Shopping
The weekly shop of recent times is, quite simply, riddled with plastic. We’ve all been there: the frustration of realizing you forgot the reusable grocery bags again, and being horrified by the sheer amount of plastic going straight in the bin when unpacking your food.
The challenges
Let’s put this era of plastic obsession behind us- better solutions are finally within our reach!
We highly recommend working through the following 3 steps to overhaul your habits in this area. Once it’s done, the benefits just keep coming every week. It can take just an hour of your time to assess your current shopping needs, and find the adjustments that work for you.
Local grocery shops often have plastic-free produce, and our friends over at ‘Zero Waste Near Me’ have put together a great map showing you your nearest plastic-free shops…
Step 1: Waste audit
This is the best place to start. Collect a week’s worth of recycling, separate it, and decide what purchases are truly essential. Make a list of the items that are sending unnecessary waste out of your home. You can highlight items that you know could easily be found from the same store or provider.
Step 2: Find your workable alternatives
Once you have the list, stick it to your fridge and in your own time, one by one, start finding waste free alternatives for each item or group.
Local grocery shops now often have plastic-free produce, and our friends over at ‘Zero Waste Near Me’ have put together a great map of your nearest plastic-free shops.
For each item/group of items, search online for:
- packaging-free grocery deliveries (think milkman, veg boxes etc)
- Local “scoop” shops and shops with refill stations
- bulk delivery services (if you’re short on space, speak to a neighbour/friend and ask if you can share the order)
- local markets, farmer’s or otherwise
Once you find your perfect solution, tick it off the list and celebrate cutting out yet another pointless piece of packaging.
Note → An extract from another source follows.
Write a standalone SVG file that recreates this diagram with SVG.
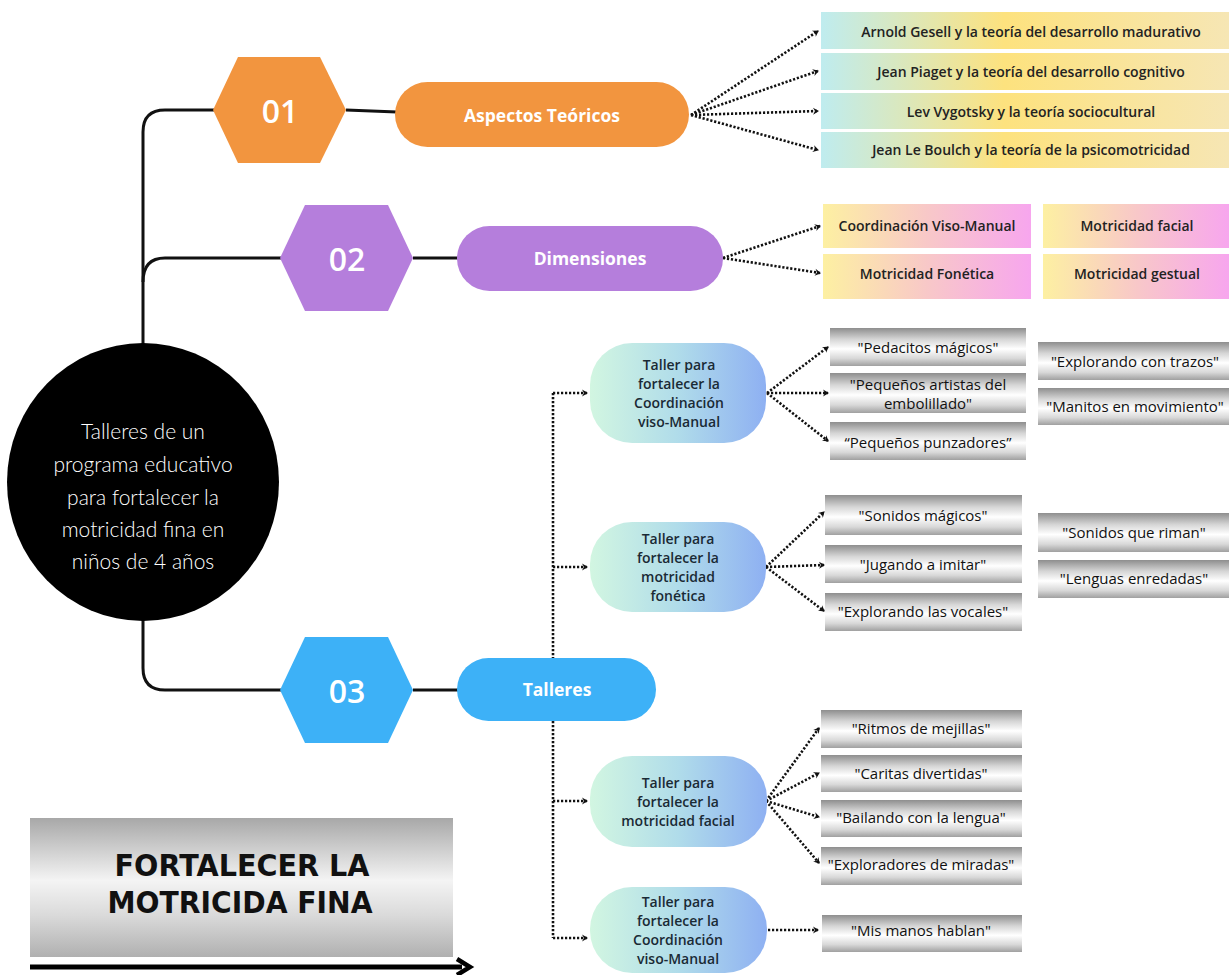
<svg xmlns="http://www.w3.org/2000/svg" width="1229" height="975" viewBox="0 0 1229 975">
<style>
.trunk{fill:none;stroke:#111;stroke-width:3;}
.dot{fill:none;stroke:#111;stroke-width:2.6;stroke-dasharray:2.2 1.8;marker-end:url(#arr);}
.num{font-family:"Open Sans","DejaVu Sans",sans-serif;font-size:32px;font-weight:600;fill:#fff;text-anchor:middle;dominant-baseline:central;}
.plab{font-family:"Open Sans","DejaVu Sans",sans-serif;font-size:17.5px;font-weight:700;fill:#fff;text-anchor:middle;dominant-baseline:central;}
.btx{font-family:"Open Sans","DejaVu Sans",sans-serif;font-size:14px;font-weight:600;fill:#222;text-anchor:middle;dominant-baseline:central;}
.gtx{font-family:"Open Sans","DejaVu Sans",sans-serif;font-size:15px;font-weight:500;fill:#111;text-anchor:middle;dominant-baseline:central;}
.ttx{font-family:"Open Sans","DejaVu Sans",sans-serif;font-size:14px;font-weight:600;fill:#1a2a35;text-anchor:middle;dominant-baseline:central;}
.ctx{font-family:Lato,"Open Sans",sans-serif;font-size:21px;font-weight:300;fill:#fff;text-anchor:middle;dominant-baseline:central;}
.big{font-family:"DejaVu Sans","Liberation Sans",sans-serif;font-size:30px;font-weight:700;fill:#111;text-anchor:middle;}
</style>
<defs>
<marker id="arr" markerUnits="userSpaceOnUse" markerWidth="9" markerHeight="9" refX="6" refY="4.5" orient="auto">
<path d="M1,1 L7,4.5 L1,8 L3,4.5 Z" fill="#111"/>
</marker>
<linearGradient id="gTeo" x1="0" y1="0" x2="1" y2="0">
<stop offset="0" stop-color="#bfecef"/><stop offset="0.45" stop-color="#fde27e"/><stop offset="1" stop-color="#f6e6b4"/>
</linearGradient>
<linearGradient id="gDim" x1="0" y1="0" x2="1" y2="0">
<stop offset="0" stop-color="#fdf0a2"/><stop offset="0.5" stop-color="#f8c8c8"/><stop offset="1" stop-color="#f7a6ee"/>
</linearGradient>
<linearGradient id="gTal" x1="0" y1="0" x2="1" y2="0">
<stop offset="0" stop-color="#d2f6e1"/><stop offset="0.5" stop-color="#b0dcea"/><stop offset="1" stop-color="#8eb0f2"/>
</linearGradient>
<linearGradient id="gGray" x1="0" y1="0" x2="0" y2="1">
<stop offset="0" stop-color="#8e8e8e"/><stop offset="0.3" stop-color="#d6d6d6"/><stop offset="0.55" stop-color="#ffffff"/><stop offset="0.8" stop-color="#d8d8d8"/><stop offset="1" stop-color="#a0a0a0"/>
</linearGradient>
<linearGradient id="gBig" x1="0" y1="0" x2="0" y2="1">
<stop offset="0" stop-color="#a8a8a8"/><stop offset="0.45" stop-color="#f4f4f4"/><stop offset="0.7" stop-color="#dadada"/><stop offset="1" stop-color="#b0b0b0"/>
</linearGradient>
</defs>
<rect width="1229" height="975" fill="#fff"/>

<g id="connectors">
<path class="trunk" d="M215,110 H165 Q143,110 143,132 V620 V668 Q143,690 165,690 H282"/>
<path class="trunk" d="M143,282 Q143,258 165,258 H282"/>
<path class="trunk" d="M346,110 L397,112"/>
<path class="trunk" d="M413,258 L459,258"/>
<path class="trunk" d="M413,690 L459,690"/>
<path class="dot" d="M691,115 L818,31"/>
<path class="dot" d="M691,115 L818,71"/>
<path class="dot" d="M691,115 L818,111"/>
<path class="dot" d="M691,115 L818,150"/>
<path class="dot" d="M723,258 L820,226"/>
<path class="dot" d="M723,258 L820,273"/>
<path fill="none" stroke="#111" stroke-width="2.6" stroke-dasharray="2.2 1.8" d="M553,393 V938"/>
<path class="dot" d="M553,393 H587"/>
<path class="dot" d="M553,567 H587"/>
<path class="dot" d="M553,801 H587"/>
<path class="dot" d="M553,938 H587"/>
<path class="dot" d="M767,393 L828,347"/>
<path class="dot" d="M767,393 L828,393"/>
<path class="dot" d="M767,393 L828,441"/>
<path class="dot" d="M766,567 L824,512"/>
<path class="dot" d="M766,567 L824,565"/>
<path class="dot" d="M766,567 L824,611"/>
<path class="dot" d="M766,801 L819,728"/>
<path class="dot" d="M766,801 L819,773"/>
<path class="dot" d="M766,801 L819,817"/>
<path class="dot" d="M766,801 L819,863"/>
<path class="dot" d="M768,930 L818,930"/>
</g>

<g id="center">
<ellipse cx="143" cy="482" rx="136" ry="139" fill="#000"/>
<text class="ctx" x="143" y="430">Talleres de un</text>
<text class="ctx" x="143" y="463">programa educativo</text>
<text class="ctx" x="143" y="496">para fortalecer la</text>
<text class="ctx" x="143" y="528">motricidad fina en</text>
<text class="ctx" x="143" y="560">niños de 4 años</text>
</g>

<g id="hex01">
<polygon points="213,110 238,57 320,57 346,110 320,163 238,163" fill="#f2953f"/>
<text class="num" x="280" y="110">01</text>
</g>
<g id="hex02">
<polygon points="280,258 305,205 388,205 413,258 388,311 305,311" fill="#b57edc"/>
<text class="num" x="347" y="258">02</text>
</g>
<g id="hex03">
<polygon points="280,690 305,637 388,637 413,690 388,743 305,743" fill="#3db1f7"/>
<text class="num" x="347" y="690">03</text>
</g>

<g id="pill-aspectos">
<rect x="395" y="82" width="294" height="65" rx="32.5" fill="#f2953f"/>
<text class="plab" x="542" y="115">Aspectos Teóricos</text>
</g>
<g id="pill-dimensiones">
<rect x="457" y="226" width="266" height="65" rx="32.5" fill="#b57edc"/>
<text class="plab" x="590" y="258">Dimensiones</text>
</g>
<g id="pill-talleres">
<rect x="457" y="658" width="199" height="63" rx="31.5" fill="#3db1f7"/>
<text class="plab" x="557" y="689" font-size="20">Talleres</text>
</g>

<g id="teo1"><rect x="821" y="12" width="408" height="37" fill="url(#gTeo)"/><text class="btx" x="1031" y="31">Arnold Gesell y la teoría del desarrollo madurativo</text></g>
<g id="teo2"><rect x="821" y="53" width="408" height="37" fill="url(#gTeo)"/><text class="btx" x="1031" y="71">Jean Piaget y la teoría del desarrollo cognitivo</text></g>
<g id="teo3"><rect x="821" y="93" width="408" height="36" fill="url(#gTeo)"/><text class="btx" x="1031" y="111">Lev Vygotsky y la teoría sociocultural</text></g>
<g id="teo4"><rect x="821" y="132" width="408" height="36" fill="url(#gTeo)"/><text class="btx" x="1031" y="149">Jean Le Boulch y la teoría de la psicomotricidad</text></g>

<g id="dim1"><rect x="823" y="204" width="208" height="44" fill="url(#gDim)"/><text class="btx" x="927" y="225">Coordinación Viso-Manual</text></g>
<g id="dim2"><rect x="1043" y="204" width="186" height="44" fill="url(#gDim)"/><text class="btx" x="1137" y="225">Motricidad facial</text></g>
<g id="dim3"><rect x="823" y="254" width="208" height="45" fill="url(#gDim)"/><text class="btx" x="927" y="273">Motricidad Fonética</text></g>
<g id="dim4"><rect x="1043" y="254" width="186" height="45" fill="url(#gDim)"/><text class="btx" x="1137" y="273">Motricidad gestual</text></g>

<g id="taller1">
<rect x="590" y="343" width="176" height="100" rx="42" fill="url(#gTal)"/>
<text class="ttx" x="679" y="364.5">Taller para</text>
<text class="ttx" x="679" y="383.5">fortalecer la</text>
<text class="ttx" x="679" y="402.5">Coordinación</text>
<text class="ttx" x="679" y="421.5">viso-Manual</text>
</g>
<g id="taller2">
<rect x="590" y="522" width="176" height="90" rx="42" fill="url(#gTal)"/>
<text class="ttx" x="678" y="538.5">Taller para</text>
<text class="ttx" x="678" y="557.5">fortalecer la</text>
<text class="ttx" x="678" y="576.5">motricidad</text>
<text class="ttx" x="678" y="595.5">fonética</text>
</g>
<g id="taller3">
<rect x="590" y="756" width="177" height="91" rx="42" fill="url(#gTal)"/>
<text class="ttx" x="678" y="782" font-size="14.5">Taller para</text>
<text class="ttx" x="678" y="801" font-size="14.5">fortalecer la</text>
<text class="ttx" x="678" y="820" font-size="14.5">motricidad facial</text>
</g>
<g id="taller4">
<rect x="590" y="887" width="177" height="86" rx="42" fill="url(#gTal)"/>
<text class="ttx" x="678" y="901.5">Taller para</text>
<text class="ttx" x="678" y="920.5">fortalecer la</text>
<text class="ttx" x="678" y="939.5">Coordinación</text>
<text class="ttx" x="678" y="958.5">viso-Manual</text>
</g>

<g id="a1"><rect x="830" y="328" width="196" height="38" fill="url(#gGray)"/><text class="gtx" x="928" y="347">"Pedacitos mágicos"</text></g>
<g id="a2"><rect x="830" y="373" width="196" height="40" fill="url(#gGray)"/><text class="gtx" x="928" y="383.5" font-size="13">"Pequeños artistas del</text><text class="gtx" x="928" y="402.5" font-size="13">embolillado"</text></g>
<g id="a3"><rect x="830" y="422" width="196" height="38" fill="url(#gGray)"/><text class="gtx" x="928" y="442">“Pequeños punzadores”</text></g>
<g id="a4"><rect x="1038" y="342" width="191" height="38" fill="url(#gGray)"/><text class="gtx" x="1135" y="361">"Explorando con trazos"</text></g>
<g id="a5"><rect x="1038" y="388" width="191" height="37" fill="url(#gGray)"/><text class="gtx" x="1135" y="406">"Manitos en movimiento"</text></g>

<g id="b1"><rect x="825" y="495" width="197" height="40" fill="url(#gGray)"/><text class="gtx" x="923" y="515">"Sonidos mágicos"</text></g>
<g id="b2"><rect x="825" y="545" width="197" height="38" fill="url(#gGray)"/><text class="gtx" x="923" y="564">"Jugando a imitar"</text></g>
<g id="b3"><rect x="825" y="593" width="197" height="38" fill="url(#gGray)"/><text class="gtx" x="923" y="611">"Explorando las vocales"</text></g>
<g id="b4"><rect x="1038" y="513" width="191" height="39" fill="url(#gGray)"/><text class="gtx" x="1134" y="532">"Sonidos que riman"</text></g>
<g id="b5"><rect x="1038" y="560" width="191" height="38" fill="url(#gGray)"/><text class="gtx" x="1134" y="578">"Lenguas enredadas"</text></g>

<g id="c1"><rect x="821" y="710" width="201" height="38" fill="url(#gGray)"/><text class="gtx" x="921" y="728">"Ritmos de mejillas"</text></g>
<g id="c2"><rect x="821" y="755" width="201" height="37" fill="url(#gGray)"/><text class="gtx" x="921" y="773">"Caritas divertidas"</text></g>
<g id="c3"><rect x="821" y="800" width="201" height="37" fill="url(#gGray)"/><text class="gtx" x="921" y="817">"Bailando con la lengua"</text></g>
<g id="c4"><rect x="821" y="847" width="201" height="38" fill="url(#gGray)"/><text class="gtx" x="921" y="864">"Exploradores de miradas"</text></g>
<g id="d1"><rect x="822" y="915" width="200" height="37" fill="url(#gGray)"/><text class="gtx" x="921" y="930">"Mis manos hablan"</text></g>

<g id="banner">
<rect x="30" y="818" width="423" height="139" fill="url(#gBig)"/>
<text class="big" x="242" y="876" textLength="255" lengthAdjust="spacingAndGlyphs">FORTALECER LA</text>
<text class="big" x="240" y="913" textLength="265" lengthAdjust="spacingAndGlyphs">MOTRICIDA FINA</text>
<path d="M30,967 H462" stroke="#000" stroke-width="5" fill="none"/>
<path d="M457,959 L470,967 L457,975" stroke="#000" stroke-width="4.5" fill="none" stroke-linejoin="miter"/>
</g>
</svg>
You’re doing something really, really important.
By doing this, you’ll discover new products you’ll love- a lot of these providers offer innovative stuff aimed at more conscious customer groups that the mainstream supermarkets simply haven’t caught up with yet.
Step 3: Organise your containers for scoop shop trips
Scoop shops are fantastic ways to reduce plastic- to maximise that you need to gather yourself a good set of cotton bags and plastic jars. These are easily transportable and also easy to clean. (Using the plastic/paper bags they provide really does defeat the point a little!)
Gradually, supermarkets too have started moving in this direction– Morrison’s now features plastic-free fruit and veg aisles across 60 of its stores and the others are starting to follow suit.
Bags- the facts
We recommend using canvas/cotton bags, but make sure to actually reuse them.
Plastic bags, reputation aside, require the least amount of energy to create. It’s simply the fact that they don’t last long that makes them such a huge problem for the planet. Don’t believe for a minute that a single-use paper bag is better. It would have to be used at least 3 times to make up for it’s footprint and it’s also surprisingly harmful in landfill.
A cotton-based bag lasts for years, is washable and nobody is going to throw one in the bin until it’s finally bitten the dust. It needs to be used around 130 times to offset the plastic bags that would have been used in its place. That may sound a lot, but if the average shopper counts the number of plastic bags they get through in just one year, that 130 is utterly dwarfed in comparison.
Crucial step here: always keep a bundle of them in your car/with your bike/where you hang your house keys/ wherever you need to so that it’s almost impossible for you to end up making an unexpected shop stop and being caught without.
Don’t be precious about your bags. Know that if you transport something to a friend’s house in one and the bag gets left there, it’s benefits will continue to be reaped elsewhere.